South Korea and Sudan have agreed to strengthen their economic cooperation as the recent lifting of U.S. sanctions against the African country.
South Korea's Deputy Foreign Minister for Economic Affairs Lee Tae-ho, who is visiting the African country for two days from April 5 to 6, inked the agreement with Sudan's foreign affairs minister Kamal Eldeen.
"On occasion of the 40th anniversary of the diplomatic relations between South Korea and Sudan, Lee's latest visit to the African country has given an opportunity to deepen and expand the cooperation between the two countries,” the foreign affairs ministry said.
In the meeting, the Sudanese minister confirmed once again his country no longer has any kind of military collaboration with North Korea and promised its full support for international efforts to solve the security issues involving North Korea, according to the ministry.
Earlier in November last year when Sudanese Foreign Minister Ibrahim Grandeur visited Seoul, he said that Sudan, which had kept a close military relationship with North Korea, cut completely its military connection with the communist country. Since then, Sudan has criticized North Korea’s developments of nuclear and missiles.

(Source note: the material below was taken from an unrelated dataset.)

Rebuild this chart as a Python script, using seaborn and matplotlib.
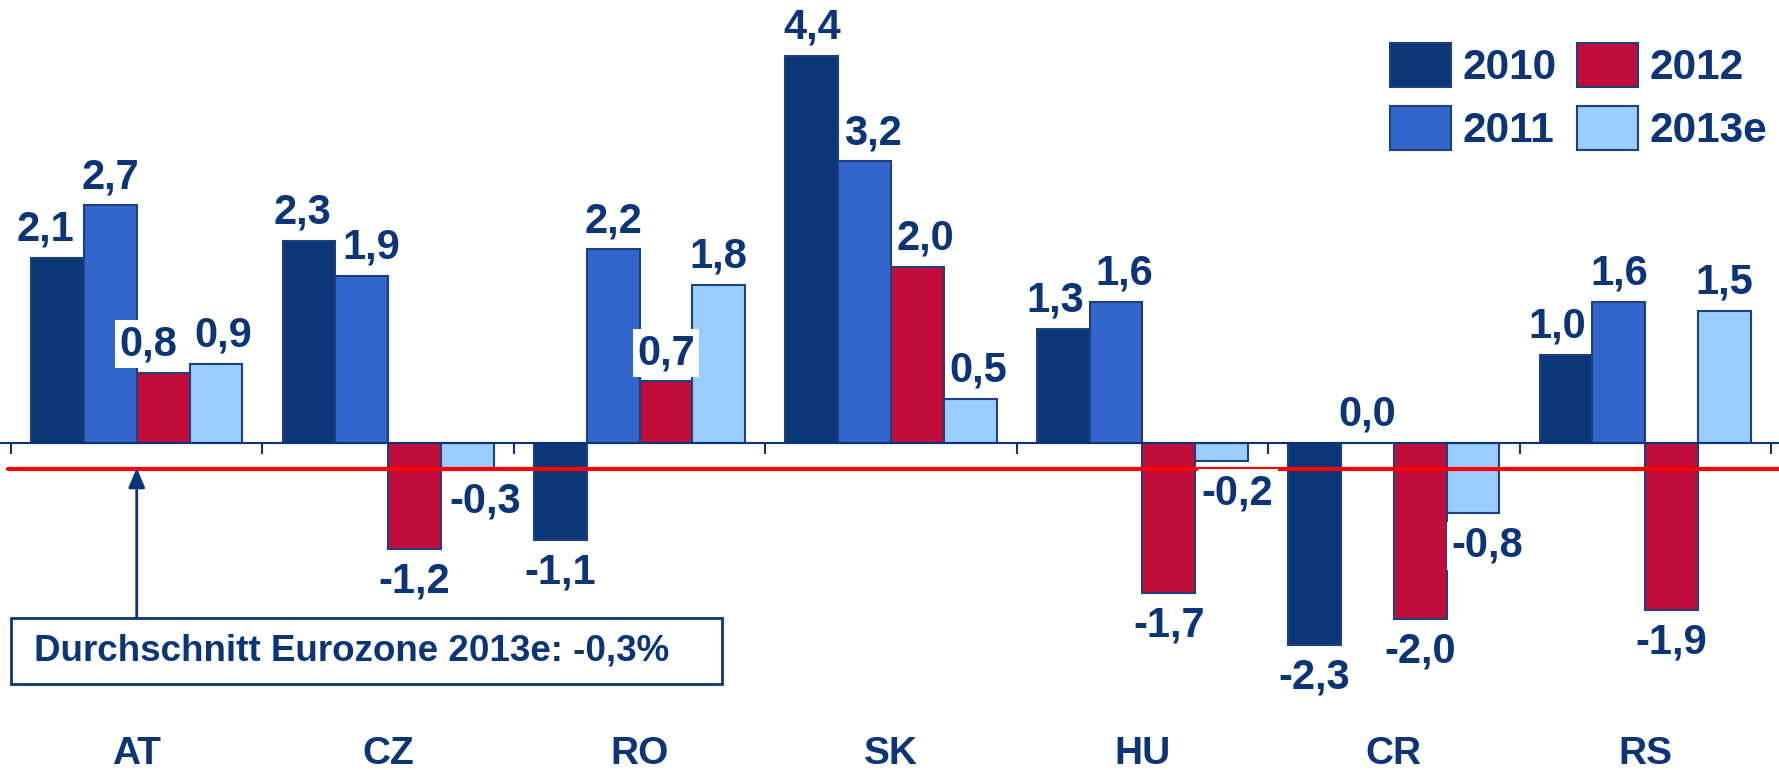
import numpy as np
import pandas as pd
import matplotlib
matplotlib.use("Agg")
import matplotlib.pyplot as plt
from matplotlib.patches import Patch, Rectangle
import seaborn as sns

# ---------------- data ----------------
countries = ["AT", "CZ", "RO", "SK", "HU", "CR", "RS"]
years = ["2010", "2011", "2012", "2013e"]
v2010 = [2.1, 2.3, -1.1, 4.4, 1.3, -2.3, 1.0]
v2011 = [2.7, 1.9, 2.2, 3.2, 1.6, 0.0, 1.6]
v2012 = [0.8, -1.2, 0.7, 2.0, -1.7, -2.0, -1.9]
v2013e = [0.9, -0.3, 1.8, 0.5, -0.2, -0.8, 1.5]
eurozone_avg = -0.3
eurozone_text = "Durchschnitt Eurozone 2013e: -0,3%"

series = {"2010": v2010, "2011": v2011, "2012": v2012, "2013e": v2013e}
df = pd.DataFrame([(c, y, series[y][i]) for y in years for i, c in enumerate(countries)],
                  columns=["country", "year", "value"])

# ---------------- style ----------------
navy = "#0B3577"
colors = {"2010": "#0B3678", "2011": "#3366CC", "2012": "#C20D3B", "2013e": "#99CCFF"}
edge = "#1F3F7F"

sns.set_theme(style="white")
plt.rcParams["font.family"] = ["Liberation Sans", "DejaVu Sans"]
plt.rcParams["font.weight"] = "bold"

fig = plt.figure(figsize=(17.79, 7.70), dpi=100)
ax = fig.add_axes([0, 0, 1, 1])

sns.barplot(data=df, x="country", y="value", hue="year", order=countries,
            hue_order=years, palette=colors, saturation=1, width=0.84, gap=0,
            edgecolor=edge, linewidth=1.5, ax=ax, legend=False, zorder=2)

ax.set_xlim(-0.5438, 6.532)
ax.set_ylim(-3.716, 5.034)

# axis at zero with boundary ticks
for s in ["top", "right", "left"]:
    ax.spines[s].set_visible(False)
ax.spines["bottom"].set_position(("data", 0))
ax.spines["bottom"].set_color(navy)
ax.spines["bottom"].set_linewidth(1.5)
ax.spines["bottom"].set_zorder(3)
ax.set_xticks([])
ax.set_xticks(np.arange(len(countries) + 1) - 0.5, minor=True)
ax.tick_params(axis="x", which="minor", length=8, width=1.5, color=navy,
               direction="out", bottom=True)
ax.set_yticks([])
ax.set_xlabel("")
ax.set_ylabel("")

# category labels
for i, c in enumerate(countries):
    ax.text(i, -3.53, c, ha="center", va="center", fontsize=28,
            fontweight="bold", color=navy)

# value labels (horizontal nudges in points, as placed in the original)
label_dx = {("AT", "2010"): -9, ("AT", "2012"): -11, ("AT", "2013e"): 5,
            ("CZ", "2010"): -5, ("CZ", "2011"): 6.5, ("CZ", "2013e"): 13,
            ("SK", "2011"): 6, ("SK", "2012"): 6, ("SK", "2013e"): 6,
            ("HU", "2010"): -6, ("HU", "2011"): 6, ("HU", "2013e"): 11.5,
            ("CR", "2013e"): 10, ("RS", "2010"): -6}
for yi, cont in enumerate(ax.containers):
    y = years[yi]
    for ci, bar in enumerate(cont):
        val = series[y][ci]
        xc = bar.get_x() + bar.get_width() / 2
        dx = label_dx.get((countries[ci], y), 0)
        txt = f"{val:.1f}".replace(".", ",")
        up = val >= 0
        ax.annotate(txt, (xc, val), xytext=(dx, 6 if up else -9),
                    textcoords="offset points", ha="center",
                    va="bottom" if up else "top", fontsize=30, fontweight="bold",
                    color=navy, zorder=5,
                    bbox=dict(boxstyle="square,pad=0.1", fc="white", ec="none"))

# Eurozone average line
ax.axhline(eurozone_avg, xmin=8 / 1779, xmax=1, color="#FF0000", lw=3, zorder=4)

# annotation box and arrow
box_top = (443 - 618) / 88
ax.add_patch(Rectangle((11 / 1779, 86 / 770), 711 / 1779, 66 / 770,
                       transform=ax.transAxes, fc="white", ec=navy, lw=2, zorder=6))
ax.text(34 / 1779, 119 / 770, eurozone_text, transform=ax.transAxes,
        ha="left", va="center", fontsize=26.5, fontweight="bold", color=navy, zorder=7)
ax.annotate("", xy=(0, eurozone_avg + 0.02), xytext=(0, box_top),
            arrowprops=dict(arrowstyle="-|>,head_length=0.6,head_width=0.25",
                            mutation_scale=20, color=navy, lw=2,
                            shrinkA=0, shrinkB=0), zorder=6)

# legend
handles = [Patch(facecolor=colors[y], edgecolor=edge, linewidth=1.5, label=y) for y in years]
ax.legend(handles=handles, ncol=2, loc="upper left",
          bbox_to_anchor=(1390 / 1779, 1 - 43 / 770), frameon=False,
          prop={"weight": "bold", "size": 30.5},
          handlelength=1.44, handleheight=1.22, labelspacing=0.42,
          handletextpad=0.26, columnspacing=0.5, borderpad=0, borderaxespad=0,
          labelcolor=navy)

fig.savefig("out.png", dpi=100)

Lee also held a separate meeting with Sudan’s deputy foreign minister Abdel-ghani Elnaim and agreed to strengthen bilateral collaboration on trade, investment and infra development. In particular, the Sudan’s deputy foreign minister showed much interest in cooperation for infrastructure building. To that end, Lee requested Sudan's approval of bilateral pacts that will enable Korean businesses to participate actively in investment and trade with Sudan.
Washington tentatively lifted its 20-year-old sanctions on Sudan in January this year considering its progress in peace and humanitarian issues. The sanction is subject to a six-month review.